The James Webb Space Telescope, operated by NASA/ESA/CSA, has recently made a significant discovery regarding a neutron star’s emission at the location of a recently observed supernova. This supernova, known as SN 1987A, took place 160,000 light-years away in the Large Magellanic Cloud and was visible from Earth in 1987, marking the first naked-eye observable supernova since 1604.
This event has provided astronomers with a rare opportunity to study the evolution of a supernova and its aftermath from its inception. SN 1987A, categorized as a type II, core-collapse supernova, was expected to leave behind either a neutron star or a black hole at its core. Previous indications of a compact object were noted, but for the first time, the high-energy emission effects from the young neutron star have been observed.

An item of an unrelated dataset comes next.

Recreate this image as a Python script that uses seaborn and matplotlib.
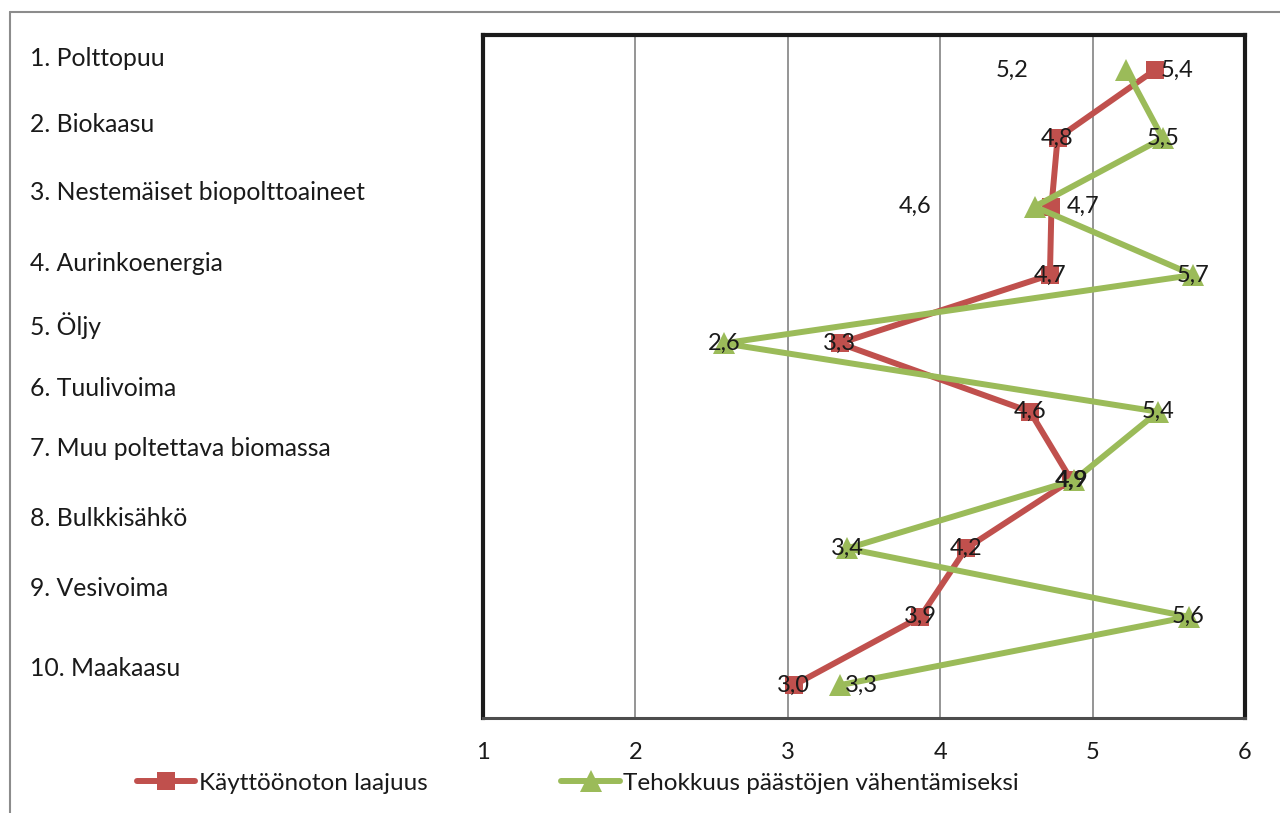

Supernovae, unfolding within hours and reaching peak brightness within months, offers a unique chance to witness astronomical processes in real-time, unlike the typically lengthy timescales involved in astronomy. Observations of SN 1987A’s visible light peak in May 1987, alongside a burst of neutrinos detected prior, provided crucial insights into core-collapse supernovae dynamics, suggesting the formation of a neutron star or black hole.
Although evidence for neutron stars in older supernova remnants existed, direct evidence from recent explosions like SN 1987A had been elusive until now. Claes Fransson of Stockholm University, lead author of the study, notes the significance of the discovery, indicating the presence of emission from the newborn compact object, likely a neutron star.
The observations were conducted using Webb’s Medium Resolution Spectrograph (MRS) mode, capturing a spectrum at each pixel of the SN 1987A remnant. Analysis revealed a strong signal of ionized argon from the ejected material’s center, corroborating the presence of a compact object.
Further observations using Webb’s NIRSpec IFU mode provided insights into more heavily ionized chemical species, reinforcing the hypothesis of a neutron star’s existence at the supernova remnant’s core. Ongoing observations planned for this year, both with Webb and ground-based telescopes, aim to deepen our understanding of SN 1987A and core-collapse supernovae in general, fostering the development of more detailed models.